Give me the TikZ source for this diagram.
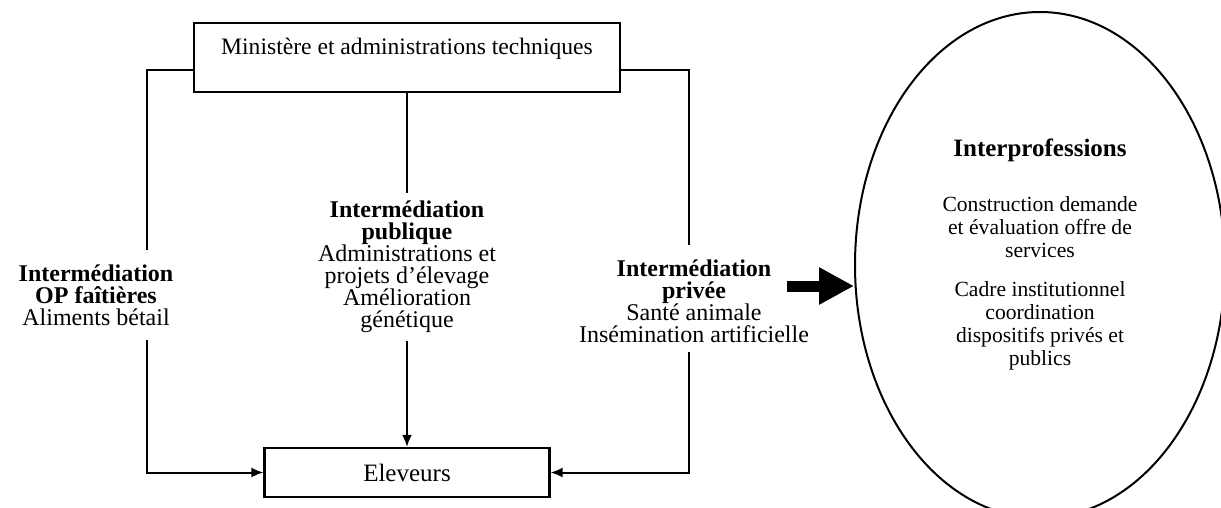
\documentclass[tikz,border=0pt]{standalone}
\usepackage{fontspec}
\setmainfont{Liberation Serif}
\usetikzlibrary{arrows.meta,shapes.geometric,calc}
\tikzstyle{bx} = [rectangle, draw, line width=1.1pt, inner sep=0pt,
    font=\fontsize{12}{14}\selectfont]
\tikzstyle{lbl} = [align=center, font=\fontsize{12}{11}\selectfont]

\begin{document}
\begin{tikzpicture}[x=0.5pt,y=-0.5pt,line width=1pt,
                    >={Latex[length=6pt,width=5pt]}]
  \useasboundingbox (0,0) rectangle (1221,508);

  \node[bx,font=\fontsize{11.8}{14}\selectfont,minimum width=213pt,minimum height=34.5pt,text height=9pt,text depth=12pt] (mini) at (407,57.5) {Ministère et administrations techniques};
  \node[bx,font=\fontsize{12.5}{14}\selectfont,minimum width=142.5pt,minimum height=24.5pt] (elev) at (407,472.5) {Eleveurs};

  \node[lbl] (op)   at (96,295)  {\textbf{Intermédiation}\\\textbf{OP faîtières}\\Aliments bétail};
  \node[lbl] (pub)  at (407,267) {\textbf{Intermédiation}\\\textbf{publique}\\Administrations et\\projets d’élevage\\Amélioration\\génétique};
  \node[lbl] (priv) at (694,301) {\textbf{Intermédiation}\\\textbf{privée}\\Santé animale\\Insémination artificielle};

  \node[ellipse,draw,inner sep=0pt,minimum width=185pt,minimum height=253pt] (inter) at (1040,265) {};
  \node[lbl,font=\fontsize{10.8}{11.5}\selectfont] (intertxt) at (1040,254)
    {{\fontsize{12.5}{15}\selectfont\bfseries Interprofessions}\\[16pt]
     Construction demande\\et évaluation offre de\\services\\[8pt]
     Cadre institutionnel\\coordination\\dispositifs privés et\\publics};

  \coordinate (lt) at (147,250);
  \coordinate (lb) at (147,340);
  \coordinate (rt) at (689,245);
  \coordinate (rb) at (689,352);
  \coordinate (arr) at (787,286);

  \draw ($(mini.west)+(0,13)$) -| (lt);
  \draw[->] (lb) |- (elev.west);
  \draw ($(mini.east)+(0,13)$) -| (rt);
  \draw[->] (rb) |- (elev.east);
  \draw (mini) -- (pub);
  \draw[->] (pub) -- (elev);
  \draw[-{Triangle[length=17.5pt,width=17.5pt]},line width=5.5pt] (arr) -- (arr -| inter.west);
\end{tikzpicture}
\end{document}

• What you will do: Copy the listing word for word, excluding its pictures.

• Reply to the task:
Give me the TikZ source for this diagram.
\documentclass[tikz,border=0pt]{standalone}
\usepackage{fontspec}
\setmainfont{Liberation Serif}
\usetikzlibrary{arrows.meta,shapes.geometric,calc}
\tikzstyle{bx} = [rectangle, draw, line width=1.1pt, inner sep=0pt,
    font=\fontsize{12}{14}\selectfont]
\tikzstyle{lbl} = [align=center, font=\fontsize{12}{11}\selectfont]

\begin{document}
\begin{tikzpicture}[x=0.5pt,y=-0.5pt,line width=1pt,
                    >={Latex[length=6pt,width=5pt]}]
  \useasboundingbox (0,0) rectangle (1221,508);

  \node[bx,font=\fontsize{11.8}{14}\selectfont,minimum width=213pt,minimum height=34.5pt,text height=9pt,text depth=12pt] (mini) at (407,57.5) {Ministère et administrations techniques};
  \node[bx,font=\fontsize{12.5}{14}\selectfont,minimum width=142.5pt,minimum height=24.5pt] (elev) at (407,472.5) {Eleveurs};

  \node[lbl] (op)   at (96,295)  {\textbf{Intermédiation}\\\textbf{OP faîtières}\\Aliments bétail};
  \node[lbl] (pub)  at (407,267) {\textbf{Intermédiation}\\\textbf{publique}\\Administrations et\\projets d’élevage\\Amélioration\\génétique};
  \node[lbl] (priv) at (694,301) {\textbf{Intermédiation}\\\textbf{privée}\\Santé animale\\Insémination artificielle};

  \node[ellipse,draw,inner sep=0pt,minimum width=185pt,minimum height=253pt] (inter) at (1040,265) {};
  \node[lbl,font=\fontsize{10.8}{11.5}\selectfont] (intertxt) at (1040,254)
    {{\fontsize{12.5}{15}\selectfont\bfseries Interprofessions}\\[16pt]
     Construction demande\\et évaluation offre de\\services\\[8pt]
     Cadre institutionnel\\coordination\\dispositifs privés et\\publics};

  \coordinate (lt) at (147,250);
  \coordinate (lb) at (147,340);
  \coordinate (rt) at (689,245);
  \coordinate (rb) at (689,352);
  \coordinate (arr) at (787,286);

  \draw ($(mini.west)+(0,13)$) -| (lt);
  \draw[->] (lb) |- (elev.west);
  \draw ($(mini.east)+(0,13)$) -| (rt);
  \draw[->] (rb) |- (elev.east);
  \draw (mini) -- (pub);
  \draw[->] (pub) -- (elev);
  \draw[-{Triangle[length=17.5pt,width=17.5pt]},line width=5.5pt] (arr) -- (arr -| inter.west);
\end{tikzpicture}
\end{document}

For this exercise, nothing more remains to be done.